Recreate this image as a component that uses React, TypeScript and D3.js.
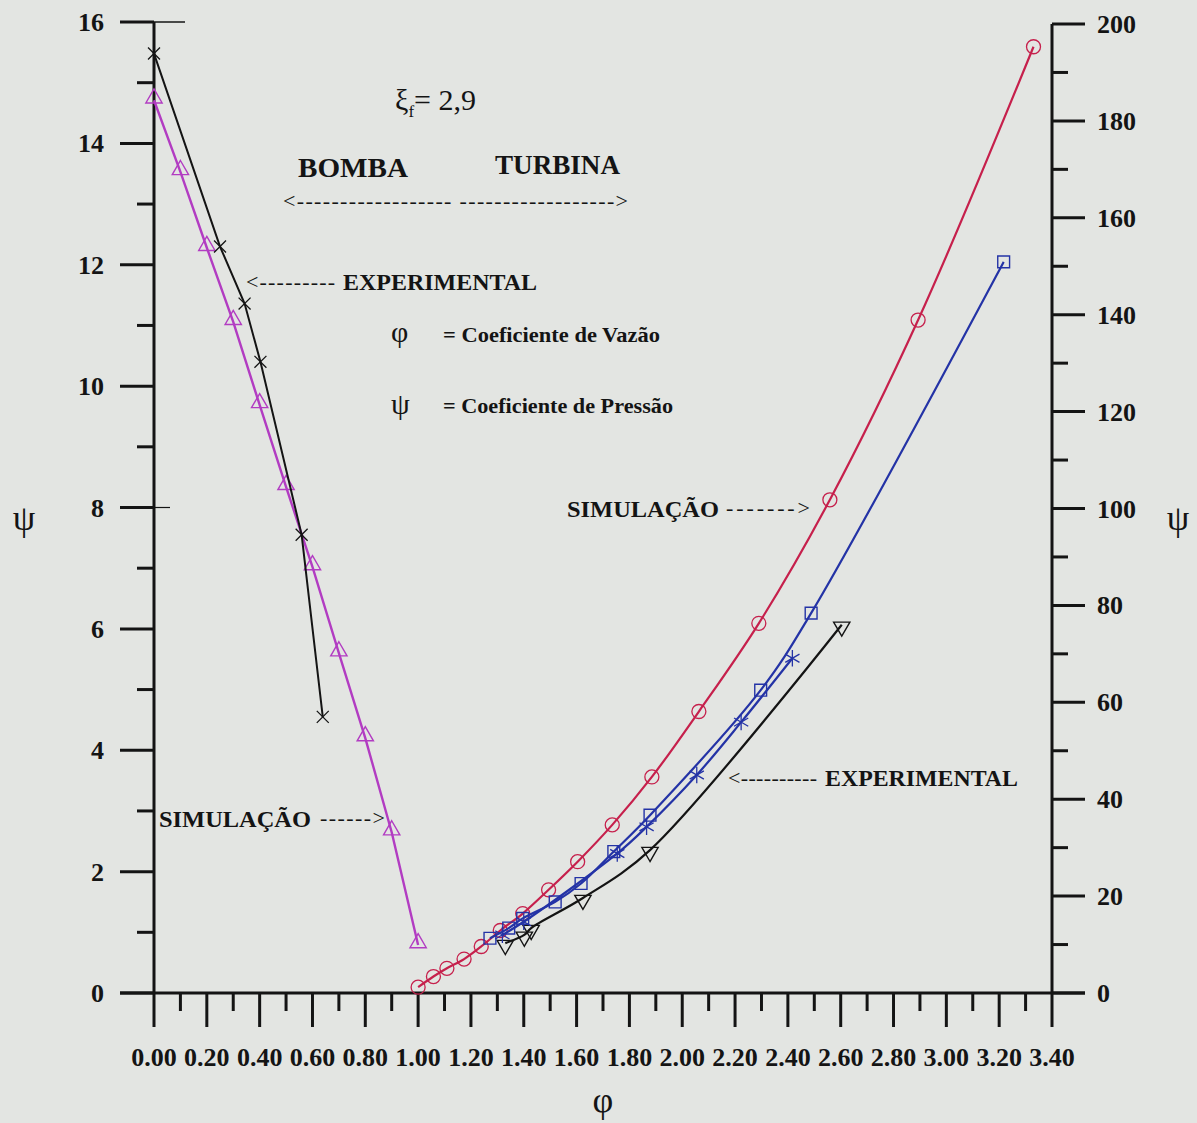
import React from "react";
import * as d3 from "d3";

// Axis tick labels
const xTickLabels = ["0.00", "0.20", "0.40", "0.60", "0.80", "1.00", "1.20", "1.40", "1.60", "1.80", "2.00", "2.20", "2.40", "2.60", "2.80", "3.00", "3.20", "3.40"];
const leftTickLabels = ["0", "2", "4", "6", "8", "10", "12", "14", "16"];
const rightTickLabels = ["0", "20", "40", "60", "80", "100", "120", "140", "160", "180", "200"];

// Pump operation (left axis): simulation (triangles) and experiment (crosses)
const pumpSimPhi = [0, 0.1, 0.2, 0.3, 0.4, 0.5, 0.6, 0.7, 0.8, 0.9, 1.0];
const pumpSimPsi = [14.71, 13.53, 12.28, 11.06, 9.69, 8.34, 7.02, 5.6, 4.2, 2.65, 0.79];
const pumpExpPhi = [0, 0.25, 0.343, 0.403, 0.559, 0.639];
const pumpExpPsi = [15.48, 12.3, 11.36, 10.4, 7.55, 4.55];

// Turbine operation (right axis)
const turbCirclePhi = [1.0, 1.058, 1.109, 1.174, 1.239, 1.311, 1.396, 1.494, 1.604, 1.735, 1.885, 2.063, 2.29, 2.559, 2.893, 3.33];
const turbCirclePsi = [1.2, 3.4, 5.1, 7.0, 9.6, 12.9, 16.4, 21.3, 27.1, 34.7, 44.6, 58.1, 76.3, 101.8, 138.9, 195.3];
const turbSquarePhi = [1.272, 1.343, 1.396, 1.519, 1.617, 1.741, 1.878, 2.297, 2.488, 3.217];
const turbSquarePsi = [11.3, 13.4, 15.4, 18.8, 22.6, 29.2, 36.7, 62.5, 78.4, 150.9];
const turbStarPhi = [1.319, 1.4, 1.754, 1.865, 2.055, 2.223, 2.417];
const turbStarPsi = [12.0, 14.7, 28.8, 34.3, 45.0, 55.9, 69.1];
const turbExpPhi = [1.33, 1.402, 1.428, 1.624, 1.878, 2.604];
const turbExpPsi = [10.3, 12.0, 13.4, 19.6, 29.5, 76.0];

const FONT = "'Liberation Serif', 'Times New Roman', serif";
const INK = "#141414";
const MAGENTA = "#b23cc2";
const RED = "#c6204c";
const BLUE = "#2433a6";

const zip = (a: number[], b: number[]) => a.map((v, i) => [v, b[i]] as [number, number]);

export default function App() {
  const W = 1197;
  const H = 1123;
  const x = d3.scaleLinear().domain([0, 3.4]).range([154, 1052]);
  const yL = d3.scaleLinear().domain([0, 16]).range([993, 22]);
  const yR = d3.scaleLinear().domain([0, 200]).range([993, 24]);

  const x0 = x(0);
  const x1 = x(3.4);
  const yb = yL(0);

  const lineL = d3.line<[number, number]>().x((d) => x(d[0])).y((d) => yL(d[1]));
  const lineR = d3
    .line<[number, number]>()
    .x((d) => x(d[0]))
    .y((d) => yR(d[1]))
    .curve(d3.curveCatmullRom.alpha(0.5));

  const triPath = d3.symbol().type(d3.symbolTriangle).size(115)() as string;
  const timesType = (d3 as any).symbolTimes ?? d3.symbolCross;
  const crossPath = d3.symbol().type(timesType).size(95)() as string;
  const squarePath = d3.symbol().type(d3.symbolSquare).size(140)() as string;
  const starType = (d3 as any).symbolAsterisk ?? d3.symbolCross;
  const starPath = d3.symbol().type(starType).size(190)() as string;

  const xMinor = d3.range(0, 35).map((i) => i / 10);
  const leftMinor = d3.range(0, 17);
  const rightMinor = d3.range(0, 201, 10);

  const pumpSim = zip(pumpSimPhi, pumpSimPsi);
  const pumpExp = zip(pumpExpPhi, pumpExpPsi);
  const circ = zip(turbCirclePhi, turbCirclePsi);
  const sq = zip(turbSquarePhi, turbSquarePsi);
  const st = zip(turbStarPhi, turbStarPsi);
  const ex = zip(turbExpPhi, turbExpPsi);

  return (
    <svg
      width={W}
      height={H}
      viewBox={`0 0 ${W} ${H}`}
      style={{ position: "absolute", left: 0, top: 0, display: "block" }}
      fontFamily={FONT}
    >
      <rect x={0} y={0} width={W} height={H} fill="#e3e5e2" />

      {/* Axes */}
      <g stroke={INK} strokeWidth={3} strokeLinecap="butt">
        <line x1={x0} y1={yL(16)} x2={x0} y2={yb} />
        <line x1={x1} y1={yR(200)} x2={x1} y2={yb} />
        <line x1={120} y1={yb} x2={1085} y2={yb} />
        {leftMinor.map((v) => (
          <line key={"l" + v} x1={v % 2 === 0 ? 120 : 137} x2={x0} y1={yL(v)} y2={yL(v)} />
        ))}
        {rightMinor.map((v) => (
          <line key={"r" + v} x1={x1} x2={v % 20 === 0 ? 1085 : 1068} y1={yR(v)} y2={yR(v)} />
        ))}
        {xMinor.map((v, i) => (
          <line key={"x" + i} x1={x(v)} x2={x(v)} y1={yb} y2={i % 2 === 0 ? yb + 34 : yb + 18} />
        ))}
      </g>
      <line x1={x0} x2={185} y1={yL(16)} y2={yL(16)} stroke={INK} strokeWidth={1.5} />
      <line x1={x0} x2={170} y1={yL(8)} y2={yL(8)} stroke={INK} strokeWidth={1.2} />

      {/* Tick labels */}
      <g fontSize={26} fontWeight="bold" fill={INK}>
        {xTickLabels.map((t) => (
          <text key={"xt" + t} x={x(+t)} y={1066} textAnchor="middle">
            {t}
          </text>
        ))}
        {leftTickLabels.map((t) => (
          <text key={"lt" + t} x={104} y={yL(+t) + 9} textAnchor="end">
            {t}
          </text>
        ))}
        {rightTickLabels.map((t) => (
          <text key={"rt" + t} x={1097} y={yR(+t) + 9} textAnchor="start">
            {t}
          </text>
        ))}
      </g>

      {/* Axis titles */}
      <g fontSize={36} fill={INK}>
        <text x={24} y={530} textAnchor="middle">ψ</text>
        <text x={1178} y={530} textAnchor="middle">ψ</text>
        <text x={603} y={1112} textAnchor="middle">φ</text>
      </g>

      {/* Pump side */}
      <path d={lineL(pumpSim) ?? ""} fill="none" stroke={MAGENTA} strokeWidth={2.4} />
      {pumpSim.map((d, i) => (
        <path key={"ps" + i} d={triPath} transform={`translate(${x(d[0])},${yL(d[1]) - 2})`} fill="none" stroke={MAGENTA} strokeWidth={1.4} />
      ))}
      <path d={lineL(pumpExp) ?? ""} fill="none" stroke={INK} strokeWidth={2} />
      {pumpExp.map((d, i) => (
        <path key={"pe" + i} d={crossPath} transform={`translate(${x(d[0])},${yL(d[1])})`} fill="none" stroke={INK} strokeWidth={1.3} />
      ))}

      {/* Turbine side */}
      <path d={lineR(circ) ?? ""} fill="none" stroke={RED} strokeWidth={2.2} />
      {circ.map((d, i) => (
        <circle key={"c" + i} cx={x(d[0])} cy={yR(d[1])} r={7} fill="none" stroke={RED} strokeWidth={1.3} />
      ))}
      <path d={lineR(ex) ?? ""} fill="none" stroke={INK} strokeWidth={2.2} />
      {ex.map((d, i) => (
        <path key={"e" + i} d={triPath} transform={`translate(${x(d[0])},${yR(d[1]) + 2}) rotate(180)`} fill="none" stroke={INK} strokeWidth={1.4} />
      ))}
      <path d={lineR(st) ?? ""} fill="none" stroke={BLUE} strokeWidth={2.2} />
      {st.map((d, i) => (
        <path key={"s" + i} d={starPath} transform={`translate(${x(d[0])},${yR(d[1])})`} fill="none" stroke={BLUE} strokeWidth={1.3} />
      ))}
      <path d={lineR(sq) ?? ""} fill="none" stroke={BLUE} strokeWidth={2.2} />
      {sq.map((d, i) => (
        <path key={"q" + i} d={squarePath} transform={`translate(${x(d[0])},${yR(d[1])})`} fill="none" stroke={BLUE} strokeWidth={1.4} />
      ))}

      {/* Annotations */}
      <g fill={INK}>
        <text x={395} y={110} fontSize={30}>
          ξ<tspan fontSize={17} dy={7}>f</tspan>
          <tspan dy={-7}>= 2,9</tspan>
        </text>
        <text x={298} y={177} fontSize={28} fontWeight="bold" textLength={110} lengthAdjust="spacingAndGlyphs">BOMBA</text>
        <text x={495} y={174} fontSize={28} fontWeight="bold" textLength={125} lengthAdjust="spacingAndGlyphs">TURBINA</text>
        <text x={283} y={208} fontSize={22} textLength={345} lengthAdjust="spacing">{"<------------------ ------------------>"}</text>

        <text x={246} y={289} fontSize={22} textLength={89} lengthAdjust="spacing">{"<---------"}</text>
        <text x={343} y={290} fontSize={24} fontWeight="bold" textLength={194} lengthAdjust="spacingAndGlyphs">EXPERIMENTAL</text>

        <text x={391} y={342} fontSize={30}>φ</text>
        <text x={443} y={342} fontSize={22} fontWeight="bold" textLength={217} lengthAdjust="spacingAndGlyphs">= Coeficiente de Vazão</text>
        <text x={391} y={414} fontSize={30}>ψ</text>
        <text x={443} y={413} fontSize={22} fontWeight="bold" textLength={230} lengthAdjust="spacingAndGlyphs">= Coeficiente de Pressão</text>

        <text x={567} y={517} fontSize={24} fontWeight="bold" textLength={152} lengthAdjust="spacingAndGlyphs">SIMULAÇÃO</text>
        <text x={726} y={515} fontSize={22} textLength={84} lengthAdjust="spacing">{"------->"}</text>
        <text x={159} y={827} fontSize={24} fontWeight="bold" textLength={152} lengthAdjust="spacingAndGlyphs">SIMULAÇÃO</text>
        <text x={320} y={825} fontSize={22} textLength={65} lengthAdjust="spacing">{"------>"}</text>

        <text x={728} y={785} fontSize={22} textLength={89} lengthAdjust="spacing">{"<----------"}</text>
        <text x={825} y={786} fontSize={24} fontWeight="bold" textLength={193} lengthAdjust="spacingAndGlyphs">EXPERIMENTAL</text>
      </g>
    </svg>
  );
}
§ §
# Task prompt:
Restate the material word for word from its first line through the line containing "import * as", both included; the pictures do not belong in it.

# Result for this exercise:
Recreate this image as a component that uses React, TypeScript and D3.js.
import React from "react";
import * as d3 from "d3";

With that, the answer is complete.